«Теперь всё уже свершилось:
твоя и моя Европа
опустилась в надир;
и если сухое пламя
окрашивает кресты
в армянском монастыре на Острове Прокажённых,
то это лишь загоризонтный
свет.
Война полыхает в подбрюшье.
Ангел с разящим мечом взошёл на вершину Хермона.
Щёлкают клювы фантомов.
Сера кипит из щелей».
(из «Без рифм»)
Эмоциональная насыщенность текста создается плотностью семантического и звукового рядов, часто приближая строку к уровню афоризма. И всё-таки изначальна именно эмоция – впоследствии она шлифуется, возглас вымарывается, превращаясь в каркас, стягиваясь тисками формы, принимающей то рифмованное, то раскованное состояние, но никогда не позволяет себе расслабляться. Прямая речь автора сменяется голосами вымышленных собеседников, которые не спорят, а скорее вторят ей, изменяя на сотую долю тембр звучания. Иногда кажется, что автор пишет один бесконечный текст, изредка переключая свое внимание на различные предметы: для подобной поэзии запретных тем не существует, она не то чтобы всеядна, но в любой ситуации всегда найдёт чем поживиться. Находка (прежде всего интонационная) крайне производительна, но автор ей явно не злоупотребляет.
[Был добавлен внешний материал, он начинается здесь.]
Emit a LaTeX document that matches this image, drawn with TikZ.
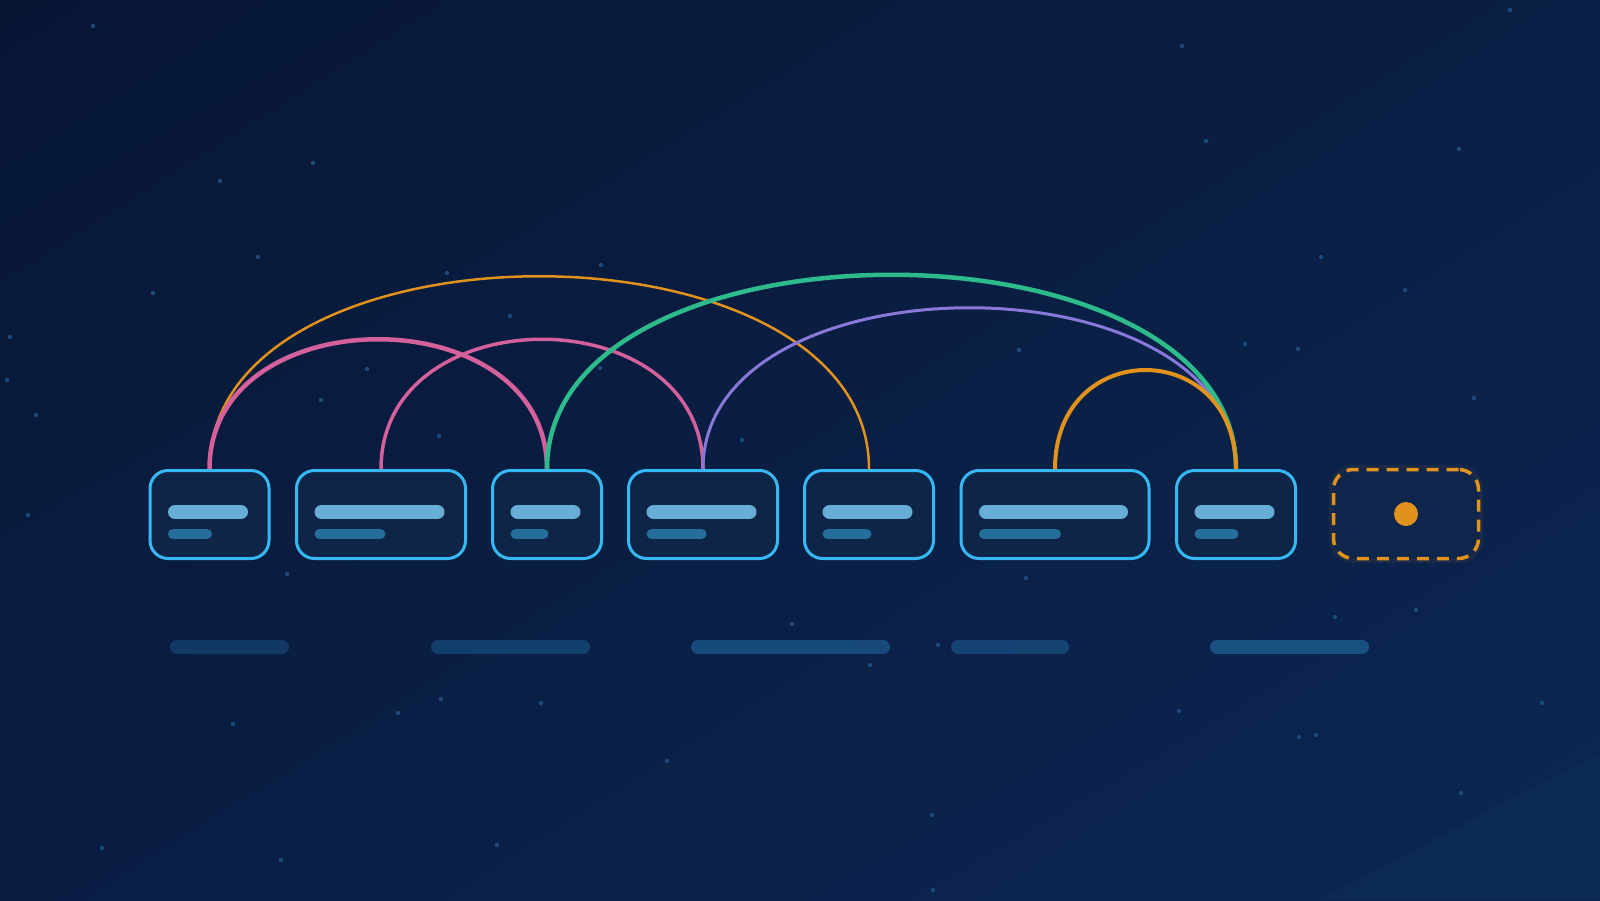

«Мой товарищ сидит, перекинув ногу за ногу: карманы его
полны земли и воды,
песок запутался в волосах. В прокуренной комнате
плавают призраки света,
как если бы город, включая снежащую улицу с дугами
серных вспышек, сползал под надломленный лёд».
«В зимний дождь вспоминаю всегда о тебе,
как взрывались петарды за окнами, то, как фонтан
шелестел, –
всё почти невозможное счастье на бедной
Мария-дей-Монти».
Избирательность чувств, их выделенность, отдельность, расчлененность смотрится еще эффектнее в завораживающем потоке заговора: ряд голых стволов на ветру, первые приметы зимы с росчерками первоснежья. Темной тени идеологии на заднем плане не почти ощущается – стихи по преимуществу лирические. Симпатию к традиционализму я бы объяснил хорошим вкусом автора и просто ответственным отношением к поэтике, которую можно рассматривать в контексте евразийского проекта (поскольку она чувствительна к географии), но которая с таким же правом принадлежит любому сознанию, различающему восток от запада, а север от юга. Если поэт – существо райского состояния – то компас должен быть основой его вестибулярного аппарата. В славянской мифологии восток – жилище Бога, запад – дьявола; может быть, это и не так, но разница, заметьте, существует принципиальная.